2, K-nearest neighbors regression
- A, Predict the lifespan of each animal with KNN regression. Use Euclidean distance, uniform weights in your model and set K to 10. Generate the predictions with leave-one-out cross-validation.
- B, Plot the predicted lifespan for each aminal vs the actual lifespan.
- C, Calculate the Pearson’s correlation and the MAE (mean absolute error) between the predicted and the actual values.
3, K-nearest neighbors regression with normalization.
- A, Normalize each column of your data frame (except for the predicted variable, the lifespan) to have 0 mean, and unit variance, and repeat exercise 2.
- B, Why is scaling of the data is important when using KNN? Write down with your own words!
- C, Investigate the predictions. Which animals die too early/live too long according to our model?
- D, Plot the MAE (mean absolute error) of the prediction as a function of K for K $\in$ {1; 5; 10; 15}
4, K-nearest neighbors regression by hand. You may use only numpy and pandas for this task.
- A, Calculate the lifespan KNN (10 neighbor, Euclidean distance, uniform weights) prediction for the Man. Use the normalized dataset.
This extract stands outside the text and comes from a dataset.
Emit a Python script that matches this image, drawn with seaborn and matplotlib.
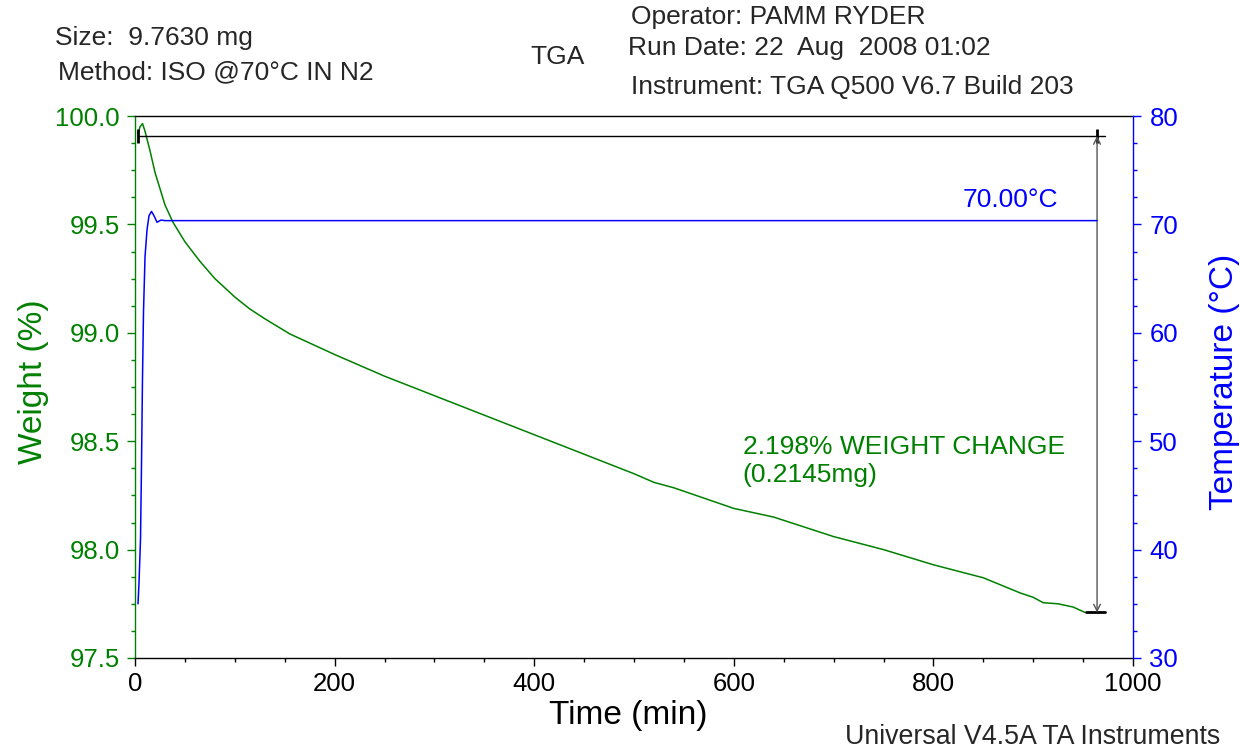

Fit the model on all the data except for the Man.
- B, How does your hand-crafted prediction matches with the prediction generated in 3,A?
Hints:
- Decorate your notebook with, questions, explanation etc, make it self contained and understandable!
- Comments you code
- Write functions for repetitive tasks!
- Use the pandas package for data loading and handling
- Use matplotlib for plotting or bokeh and plotly for interactive investigation
- Use the scikit learn package for almost everything
- Use for loops only if it is really necessary!